I posed the same line of argument (that Kenyans don’t like to buy apps) to Kachwanya after I read Wulff’s statements. I asked him if the tendency of Kenyans not to buy apps is contributing to tech developers not being interested to make Apps for Kenyans and here is what he replied:
Nope. The success of the tech in other parts of the world does not depend on people buying apps. You cant do consumer apps and expect people to buy. That does not happen even in the West. Look at Facebook, Twitter, etc.
It is not just Kachwanya that holds to the opinion that lack of willingness to buy apps is just a silly excuse. In October 2013 Marco Armen who describes himself as “a programmer, writer, podcaster, geek, and coffee enthusiast” wrote an article he titled, “Yep, paid apps are dead” in which he started by quoting Jeremy Olson who said:
I have been talking to a lot of the most successful app makers out there — who many would assume are millionaires off their top apps — and I’m hearing the same thing again and again: people just aren’t buying as many apps anymore. …
People are downloading more apps than ever before and there are still incredible opportunities. Developers who can adapt have an extremely bright future!
Having that in mind, it is clear that the inability for Kenyan tech developers to monetize their products is not because Kenyans are unwilling to pay, but because they (developers) are ignorant of products Kenyans are willing to use – which basically goes back to the ignorance argument, and their ignorance is largely caused by neocolonialism.
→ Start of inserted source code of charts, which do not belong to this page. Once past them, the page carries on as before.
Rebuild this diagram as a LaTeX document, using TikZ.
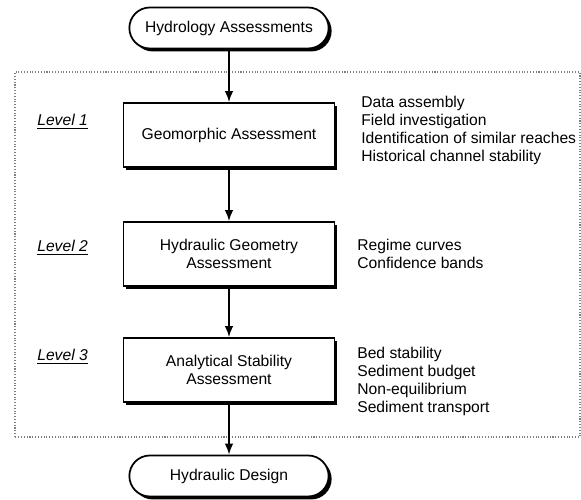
\documentclass[tikz,border=0pt]{standalone}
\usepackage{fontspec}
\setmainfont{Liberation Sans}
\usetikzlibrary{shapes.misc,shadows,arrows.meta,positioning}
\tikzset{
	boxshadow/.style={drop shadow={shadow xshift=0.06cm, shadow yshift=-0.06cm, fill=black, opacity=1}}
}

\begin{document}
\begin{tikzpicture}[->, >={Latex[length=2.2mm,width=1.7mm]}, font=\fontsize{8.9}{10.4}\selectfont]
	\tikzstyle{terminal} = [rounded rectangle, minimum width=4.22cm, minimum height=0.82cm, text centered, draw=black, line width=1pt, fill=white, boxshadow]
	\tikzstyle{process} = [rectangle, minimum width=4.22cm, minimum height=1.28cm, align=center, draw=black, line width=1pt, fill=white, boxshadow]
	\tikzstyle{level} = [anchor=west, inner sep=0pt, font=\fontsize{8.9}{10.4}\selectfont\itshape]
	\tikzstyle{tasks} = [anchor=west, inner sep=0pt, align=left]
	\useasboundingbox (0, 0) rectangle (11.62, 10);
	% dotted frame round the three levels
	\draw [-, densely dotted, gray, line width=0.6pt] (0.30, 1.26) rectangle (11.60, 8.56);
	\node (hydrology)[terminal] at (4.58, 9.44) {Hydrology Assessments};
	\node (geomorphic)[process] at (4.58, 7.30) {Geomorphic Assessment};
	\node (geometry)[process] at (4.58, 4.92) {Hydraulic Geometry\\Assessment};
	\node (stability)[process] at (4.58, 2.60) {Analytical Stability\\Assessment};
	\node (design)[terminal] at (4.58, 0.48) {Hydraulic Design};
	\node (level1)[level] at (0.74, 7.56) {\underline{Level 1}};
	\node (level2)[level] at (0.74, 5.04) {\underline{Level 2}};
	\node (level3)[level] at (0.74, 2.86) {\underline{Level 3}};
	\node (tasks1)[tasks] at (7.22, 7.39) {Data assembly\\Field investigation\\Identification of similar reaches\\Historical channel stability};
	\node (tasks2)[tasks] at (7.14, 4.92) {Regime curves\\Confidence bands};
	\node (tasks3)[tasks] at (7.14, 2.37) {Bed stability\\Sediment budget\\Non-equilibrium\\Sediment transport};
	\draw [->, line width=0.9pt] (hydrology) -- (geomorphic);
	\draw [->, line width=0.9pt] (geomorphic) -- (geometry);
	\draw [->, line width=0.9pt] (geometry) -- (stability);
	\draw [->, line width=0.9pt] (stability) -- (design);
\end{tikzpicture}
\end{document}
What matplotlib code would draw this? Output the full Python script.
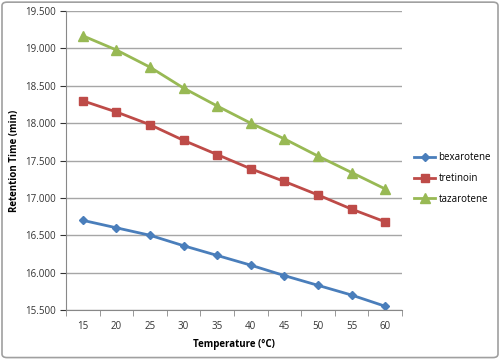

The biggest challenge faced by Kenyan and African developers in general is ignorance of African problems. The way forward for prescribing “African solutions to African problems” will therefore be to fight ignorance. Fighting ignorance that one is not aware of is rather hard; but even if one would humble him/herself and accept that he/she is ignorant, the unlearning that is required is not an easy task.
This is so as one wouldn’t just need to acquire knowledge of the African problems, but to foremost unlearn the Western oriented “wisdom” so as to appreciate what actually ails Africans. Close to none will be willing to undergo this unlearning process.
The short cut is for the tech developers to forego the unlearning stage but go straight to watching news and visiting local villages and towns to add “African Problems” as part of their both theoretical and experiential knowledge.
A few tech developers in all industries might be willing to unlearn and come up with solutions that can truly solve the African problems, but if the leadership that provide the political and economic environment for implementing such solutions do not unlearn, then the unlearning by the tech developers shall have been in vain.